The Caisse de dépôt et placement du Québec headquarters in Montreal in 2023. Caisse-owned infrastructure fund manager Plenary Americas became the last bidder for ISC in April.Christinne Muschi/The Canadian Press
A Caisse de dépôt et placement du Québec unit has struck a deal to buy Information Services Corp. ISC-T in a $1.2-billion deal after emerging as the lone, final bidder for the Regina-based digital services company.
Caisse-owned infrastructure fund manager Plenary Americas, which is paying $51 per share, became the last bidder in April for ISC, a provider of registry and information management services for public data and records, after concerns about potential job losses eliminated another suitor. ISC stock was trading in the low $30s before it launched the strategic review last September that led to the sale.
Plenary Americas will keep ISC’s Regina headquarters and the company will operate independently of the Caisse unit’s other portfolio investments, the parties said in a release. ISC is entitled to consider unsolicited proposals but would have to pay a $55-million break fee to Plenary if it opts out of the deal. Plenary would owe ISC a $66-million break fee if the transaction does not proceed.

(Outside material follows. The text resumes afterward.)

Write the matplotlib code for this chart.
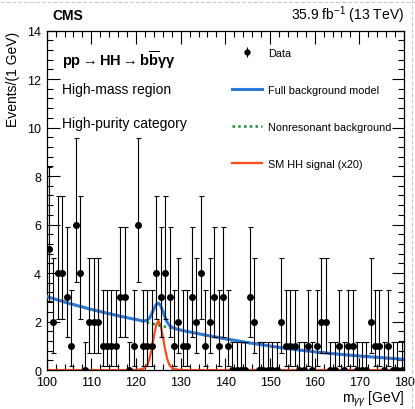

The government of Saskatchewan took ISC public in 2013 at $14 a share and retained 29 per cent of the stock, plus a “golden share” with special voting and veto powers. The province will retain that golden share along with enhancements introduced through recent amendments to a provincial act related to ISC. The company has added new businesses such as running lottery technology to its property data division in recent years, but its crown jewel remains a contract to manage Saskatchewan’s land and corporate registry service through 2053.
Data company ISC receives four preliminary takeover offers
Dion Tchorzewski, chair of the ISC special committee overseeing the process, said in a statement, “This transaction achieves all our objectives by delivering immediate value for shareholders and positioning ISC to continue its growth, all while remaining headquartered in Regina, governed by the same regulatory protections, and led by the same management team.”
ISC was a little-known company with a thinly traded stock before former Dye & Durham Ltd. DND-T CEO Matthew Proud targeted the company last spring through his private holding company, Plantro Ltd.
It was one of four activist campaigns Mr. Proud launched after leaving D&D that targeted companies listed on the Toronto Stock Exchange, including successful efforts to push for board changes and sales at Calian Group Ltd. CGY-T, Ag Growth International Inc. AFN-T and Dye & Durham. Mr. Proud’s TSX-listed special purpose acquisition company, MAK Acquisition Corp., also last week struck a deal to merge with last-mile e-commerce delivery company UniUni. The Globe and Mail first reported on the UniUni deal, as well as Plenary Americas’ emergence as the final bidder for ISC.
Plantro launched a mini-tender in April, 2025, to buy up to 15 per cent of ISC’s Class A shares for $27.25, later increasing that to $30 after pushing behind the scenes to shake up ISC’s board and make a strategic investment. Mr. Proud believed ISC, with healthy cash flows and its long-term government contracts, was undervalued. He’d known ISC for years; ISC had once owned 30 per cent of D&D when it was private. ISC sold the stake back to D&D in 2017 after the Toronto company bought ISC competitor OnCorp Direct.
ISC called Plantro’s bid “abusive and coercive,” and Mr. Proud’s holding company only got 3.13 per cent of the stock through its offer. But Plantro later increased its stake to more than 5 per cent, giving it enhanced shareholder powers. In late summer last year, Plantro went on the offensive, requesting a special meeting to replace the ISC’s seven non-government directors and cut the board’s size. Days later, ISC launched its strategic review and Plantro withdrew its request. Mr. Proud at the time said he was “100 per cent the driving force behind this.”
Plantro stands to book a $30-million-plus gain on its ISC investment. “We are pleased that our efforts catalyzed today’s announcement which unlocks significant value for all ISC shareholders,” Mr. Proud said in an e-mailed statement.
The Caisse acquired Plenary Americas in 2020 from an Australian institutional investor as part of its strategy of increasing its investments in long-life infrastructure assets.
Ontario Municipal Employees Retirement System (OMERS) also made an offer for ISC. OMERS also owns Teranet, the property registry service provider in Ontario and Manitoba, and could have realized synergies by uniting the business with ISC.
But the ISC board and its advisers picked Plenary in part over concerns about potential job losses at a company that is a significant employer in Saskatchewan. The provincial government and its Crown Investment Corp., which held the ISC stake, had made clear they would only approve a deal that protected the province’s best interests and local jobs.
RBC Capital Markets and law firm Stikeman Elliott LLP ran ISC’s strategic review. CIBC Capital Markets advised Crown Investments and National Bank Capital Markets provided an independent fairness opinion to the special committee. Barclays Capital was lead financial adviser to Plenary Americas. Davies Ward Phillips & Vineberg served as its legal adviser.